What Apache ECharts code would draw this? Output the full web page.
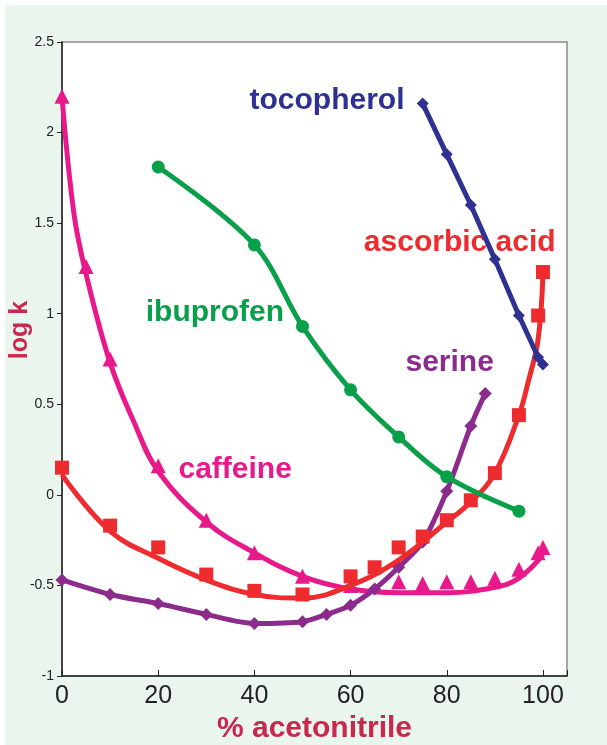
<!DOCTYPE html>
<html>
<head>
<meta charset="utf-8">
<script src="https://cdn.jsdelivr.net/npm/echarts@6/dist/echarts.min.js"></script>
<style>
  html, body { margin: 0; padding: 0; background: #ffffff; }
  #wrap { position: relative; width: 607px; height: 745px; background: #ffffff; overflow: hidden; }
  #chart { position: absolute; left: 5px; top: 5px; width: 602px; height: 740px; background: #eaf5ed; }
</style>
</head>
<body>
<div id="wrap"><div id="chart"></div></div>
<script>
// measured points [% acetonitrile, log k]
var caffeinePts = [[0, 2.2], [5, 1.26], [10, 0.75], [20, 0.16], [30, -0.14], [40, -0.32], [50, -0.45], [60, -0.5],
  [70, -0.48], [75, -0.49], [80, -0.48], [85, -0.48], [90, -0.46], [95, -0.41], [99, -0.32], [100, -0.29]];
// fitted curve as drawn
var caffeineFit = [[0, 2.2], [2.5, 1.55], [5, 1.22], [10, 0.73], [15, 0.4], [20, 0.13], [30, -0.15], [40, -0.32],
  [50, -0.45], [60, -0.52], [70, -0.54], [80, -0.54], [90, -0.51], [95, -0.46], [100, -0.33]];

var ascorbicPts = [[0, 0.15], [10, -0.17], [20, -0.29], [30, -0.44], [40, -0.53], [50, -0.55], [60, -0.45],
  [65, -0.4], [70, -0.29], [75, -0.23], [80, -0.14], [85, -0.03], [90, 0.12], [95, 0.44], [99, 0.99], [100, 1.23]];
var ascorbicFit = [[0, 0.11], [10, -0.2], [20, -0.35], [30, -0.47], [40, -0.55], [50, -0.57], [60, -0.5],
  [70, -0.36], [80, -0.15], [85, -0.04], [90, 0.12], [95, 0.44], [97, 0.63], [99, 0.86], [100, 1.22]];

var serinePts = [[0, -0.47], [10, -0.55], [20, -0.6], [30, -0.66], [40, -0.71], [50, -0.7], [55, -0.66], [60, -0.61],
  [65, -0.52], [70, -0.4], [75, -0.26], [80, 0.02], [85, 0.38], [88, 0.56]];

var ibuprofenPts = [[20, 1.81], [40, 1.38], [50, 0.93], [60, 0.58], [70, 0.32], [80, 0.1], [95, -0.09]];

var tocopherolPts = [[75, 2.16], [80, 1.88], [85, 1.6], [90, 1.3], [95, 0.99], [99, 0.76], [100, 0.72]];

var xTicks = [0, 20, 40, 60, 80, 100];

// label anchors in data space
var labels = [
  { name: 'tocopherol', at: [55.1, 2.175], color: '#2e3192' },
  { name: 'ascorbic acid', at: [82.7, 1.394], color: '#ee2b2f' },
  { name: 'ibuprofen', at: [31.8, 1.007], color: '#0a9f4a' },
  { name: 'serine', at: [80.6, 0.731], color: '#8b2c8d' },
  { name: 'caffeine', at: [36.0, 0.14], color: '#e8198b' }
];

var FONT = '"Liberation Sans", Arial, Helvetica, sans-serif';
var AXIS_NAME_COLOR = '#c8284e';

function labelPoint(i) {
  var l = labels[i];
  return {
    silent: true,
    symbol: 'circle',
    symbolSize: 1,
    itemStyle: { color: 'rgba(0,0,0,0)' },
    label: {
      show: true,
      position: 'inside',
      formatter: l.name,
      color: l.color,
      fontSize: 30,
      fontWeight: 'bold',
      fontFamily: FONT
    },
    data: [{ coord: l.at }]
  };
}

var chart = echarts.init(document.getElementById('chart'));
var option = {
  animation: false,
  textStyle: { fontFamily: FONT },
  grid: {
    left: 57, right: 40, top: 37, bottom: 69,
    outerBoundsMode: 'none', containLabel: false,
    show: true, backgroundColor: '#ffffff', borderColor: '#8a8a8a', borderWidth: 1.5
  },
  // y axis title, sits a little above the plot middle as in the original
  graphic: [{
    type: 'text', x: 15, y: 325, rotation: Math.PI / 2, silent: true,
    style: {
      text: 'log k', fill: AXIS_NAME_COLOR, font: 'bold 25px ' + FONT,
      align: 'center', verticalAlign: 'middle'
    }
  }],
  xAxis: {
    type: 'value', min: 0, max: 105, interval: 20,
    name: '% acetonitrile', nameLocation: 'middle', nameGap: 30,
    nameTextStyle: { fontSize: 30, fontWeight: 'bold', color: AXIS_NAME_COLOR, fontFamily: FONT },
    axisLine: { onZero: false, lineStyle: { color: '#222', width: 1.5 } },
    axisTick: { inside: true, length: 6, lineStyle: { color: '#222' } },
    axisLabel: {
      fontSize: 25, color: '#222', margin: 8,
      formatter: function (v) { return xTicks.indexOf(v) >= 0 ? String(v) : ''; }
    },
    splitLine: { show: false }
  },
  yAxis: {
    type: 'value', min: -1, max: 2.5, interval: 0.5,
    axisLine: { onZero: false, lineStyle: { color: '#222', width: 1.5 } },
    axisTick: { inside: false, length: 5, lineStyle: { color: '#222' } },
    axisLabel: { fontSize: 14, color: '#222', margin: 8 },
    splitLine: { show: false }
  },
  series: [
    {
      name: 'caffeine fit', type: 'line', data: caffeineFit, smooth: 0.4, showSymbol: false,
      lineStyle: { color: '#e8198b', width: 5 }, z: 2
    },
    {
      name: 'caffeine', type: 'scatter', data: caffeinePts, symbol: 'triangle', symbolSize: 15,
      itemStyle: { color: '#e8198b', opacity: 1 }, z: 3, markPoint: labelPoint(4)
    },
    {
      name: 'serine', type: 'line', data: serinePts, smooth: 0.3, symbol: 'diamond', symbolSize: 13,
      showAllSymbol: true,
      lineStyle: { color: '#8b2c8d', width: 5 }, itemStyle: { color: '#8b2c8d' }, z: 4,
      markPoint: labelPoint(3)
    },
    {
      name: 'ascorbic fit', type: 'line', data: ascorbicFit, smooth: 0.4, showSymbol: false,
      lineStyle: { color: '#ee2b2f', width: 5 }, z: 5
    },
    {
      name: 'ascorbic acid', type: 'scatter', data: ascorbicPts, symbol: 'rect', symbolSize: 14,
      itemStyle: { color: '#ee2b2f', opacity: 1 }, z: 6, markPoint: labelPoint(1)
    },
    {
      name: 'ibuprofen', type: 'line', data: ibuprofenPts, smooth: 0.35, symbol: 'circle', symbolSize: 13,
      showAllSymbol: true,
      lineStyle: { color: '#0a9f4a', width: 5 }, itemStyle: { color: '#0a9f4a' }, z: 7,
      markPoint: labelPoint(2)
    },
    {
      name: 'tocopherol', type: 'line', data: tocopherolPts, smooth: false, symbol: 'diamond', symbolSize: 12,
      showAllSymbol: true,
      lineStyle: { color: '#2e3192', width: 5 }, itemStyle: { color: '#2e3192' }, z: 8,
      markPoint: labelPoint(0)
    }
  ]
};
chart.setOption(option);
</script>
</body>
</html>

● ● ● ● ●

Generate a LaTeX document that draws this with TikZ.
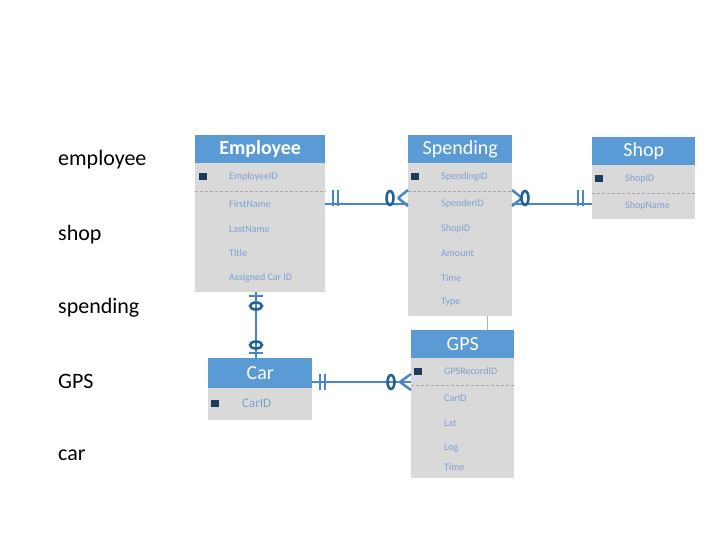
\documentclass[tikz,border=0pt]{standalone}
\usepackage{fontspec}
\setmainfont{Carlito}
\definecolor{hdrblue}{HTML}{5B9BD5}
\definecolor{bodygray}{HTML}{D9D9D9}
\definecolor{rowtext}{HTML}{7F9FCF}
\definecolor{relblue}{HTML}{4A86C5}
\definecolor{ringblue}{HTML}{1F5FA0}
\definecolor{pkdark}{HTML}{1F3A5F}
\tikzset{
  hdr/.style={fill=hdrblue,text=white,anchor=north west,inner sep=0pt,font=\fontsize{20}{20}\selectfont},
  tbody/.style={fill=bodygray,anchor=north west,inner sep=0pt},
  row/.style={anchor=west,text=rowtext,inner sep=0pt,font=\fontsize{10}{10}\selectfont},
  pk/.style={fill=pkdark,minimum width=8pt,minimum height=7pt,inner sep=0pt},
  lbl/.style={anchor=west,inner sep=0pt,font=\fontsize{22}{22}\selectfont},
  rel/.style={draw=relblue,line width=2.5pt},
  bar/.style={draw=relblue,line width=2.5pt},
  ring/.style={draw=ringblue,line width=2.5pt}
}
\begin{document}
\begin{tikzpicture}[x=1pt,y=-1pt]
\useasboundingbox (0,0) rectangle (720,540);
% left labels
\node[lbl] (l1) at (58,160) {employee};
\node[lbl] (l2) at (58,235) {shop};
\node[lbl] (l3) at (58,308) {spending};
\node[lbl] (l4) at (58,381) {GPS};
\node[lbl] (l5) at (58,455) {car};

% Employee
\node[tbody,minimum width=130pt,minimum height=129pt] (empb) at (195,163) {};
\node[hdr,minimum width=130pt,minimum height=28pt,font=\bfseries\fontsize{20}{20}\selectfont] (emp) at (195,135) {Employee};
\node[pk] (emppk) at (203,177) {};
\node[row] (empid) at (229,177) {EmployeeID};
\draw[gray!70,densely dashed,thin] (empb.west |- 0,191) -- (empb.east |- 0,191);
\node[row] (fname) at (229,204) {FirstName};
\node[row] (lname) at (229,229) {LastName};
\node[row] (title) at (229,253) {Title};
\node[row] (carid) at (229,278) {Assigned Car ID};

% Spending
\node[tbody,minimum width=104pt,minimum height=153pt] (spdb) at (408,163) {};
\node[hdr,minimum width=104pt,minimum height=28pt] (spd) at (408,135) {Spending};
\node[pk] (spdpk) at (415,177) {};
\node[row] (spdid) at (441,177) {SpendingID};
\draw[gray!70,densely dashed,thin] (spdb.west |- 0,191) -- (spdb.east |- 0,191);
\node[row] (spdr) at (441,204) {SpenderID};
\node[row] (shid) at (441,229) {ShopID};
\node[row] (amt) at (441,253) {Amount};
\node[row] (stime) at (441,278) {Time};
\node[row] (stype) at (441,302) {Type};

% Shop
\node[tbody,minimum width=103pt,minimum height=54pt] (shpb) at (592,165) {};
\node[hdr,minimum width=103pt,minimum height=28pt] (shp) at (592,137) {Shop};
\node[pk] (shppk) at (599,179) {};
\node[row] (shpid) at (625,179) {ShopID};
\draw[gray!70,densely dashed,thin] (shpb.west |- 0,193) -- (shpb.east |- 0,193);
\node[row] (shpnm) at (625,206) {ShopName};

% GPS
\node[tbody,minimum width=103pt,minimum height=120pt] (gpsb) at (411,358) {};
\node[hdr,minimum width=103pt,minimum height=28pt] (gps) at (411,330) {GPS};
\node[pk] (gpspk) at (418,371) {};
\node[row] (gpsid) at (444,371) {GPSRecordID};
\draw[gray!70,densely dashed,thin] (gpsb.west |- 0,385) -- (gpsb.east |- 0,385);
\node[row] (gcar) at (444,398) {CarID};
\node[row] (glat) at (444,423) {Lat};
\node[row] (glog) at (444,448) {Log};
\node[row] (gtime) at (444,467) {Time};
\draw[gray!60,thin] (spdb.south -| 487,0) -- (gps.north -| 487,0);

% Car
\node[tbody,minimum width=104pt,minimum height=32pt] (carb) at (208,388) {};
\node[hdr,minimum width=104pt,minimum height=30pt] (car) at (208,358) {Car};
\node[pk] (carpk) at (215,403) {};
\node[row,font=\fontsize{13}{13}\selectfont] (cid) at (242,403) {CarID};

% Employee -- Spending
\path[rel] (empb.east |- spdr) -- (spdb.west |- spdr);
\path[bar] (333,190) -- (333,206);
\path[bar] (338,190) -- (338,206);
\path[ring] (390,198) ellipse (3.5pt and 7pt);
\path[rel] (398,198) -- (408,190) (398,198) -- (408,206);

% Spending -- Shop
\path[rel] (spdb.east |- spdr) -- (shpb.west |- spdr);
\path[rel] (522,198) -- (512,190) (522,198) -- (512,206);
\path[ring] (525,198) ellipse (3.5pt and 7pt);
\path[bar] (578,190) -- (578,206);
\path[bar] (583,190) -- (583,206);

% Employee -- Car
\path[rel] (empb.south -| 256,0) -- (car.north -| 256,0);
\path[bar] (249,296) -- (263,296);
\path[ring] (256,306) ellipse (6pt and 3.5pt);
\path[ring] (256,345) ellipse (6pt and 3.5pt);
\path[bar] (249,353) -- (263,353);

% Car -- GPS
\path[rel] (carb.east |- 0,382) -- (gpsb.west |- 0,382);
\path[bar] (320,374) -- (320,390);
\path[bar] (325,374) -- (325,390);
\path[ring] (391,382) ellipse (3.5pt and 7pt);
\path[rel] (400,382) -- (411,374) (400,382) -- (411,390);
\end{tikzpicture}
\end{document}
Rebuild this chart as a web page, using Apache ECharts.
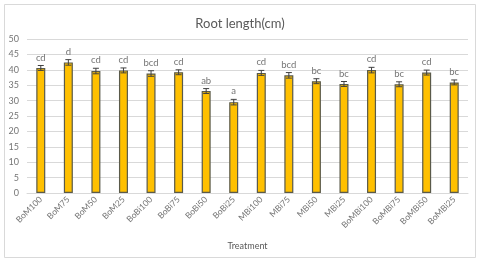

● ● ● ● ●

**TASK:**
Your task is to transcribe exactly the lines starting at the line that contains "What Apache ECharts" and ending at the line that contains "-0.46], [100, -0.33]];", both included. Leave out the pictures.

**COMPLETE OUTPUT:**
What Apache ECharts code would draw this? Output the full web page.
<!DOCTYPE html>
<html>
<head>
<meta charset="utf-8">
<script src="https://cdn.jsdelivr.net/npm/echarts@6/dist/echarts.min.js"></script>
<style>
  html, body { margin: 0; padding: 0; background: #ffffff; }
  #wrap { position: relative; width: 607px; height: 745px; background: #ffffff; overflow: hidden; }
  #chart { position: absolute; left: 5px; top: 5px; width: 602px; height: 740px; background: #eaf5ed; }
</style>
</head>
<body>
<div id="wrap"><div id="chart"></div></div>
<script>
// measured points [% acetonitrile, log k]
var caffeinePts = [[0, 2.2], [5, 1.26], [10, 0.75], [20, 0.16], [30, -0.14], [40, -0.32], [50, -0.45], [60, -0.5],
  [70, -0.48], [75, -0.49], [80, -0.48], [85, -0.48], [90, -0.46], [95, -0.41], [99, -0.32], [100, -0.29]];
// fitted curve as drawn
var caffeineFit = [[0, 2.2], [2.5, 1.55], [5, 1.22], [10, 0.73], [15, 0.4], [20, 0.13], [30, -0.15], [40, -0.32],
  [50, -0.45], [60, -0.52], [70, -0.54], [80, -0.54], [90, -0.51], [95, -0.46], [100, -0.33]];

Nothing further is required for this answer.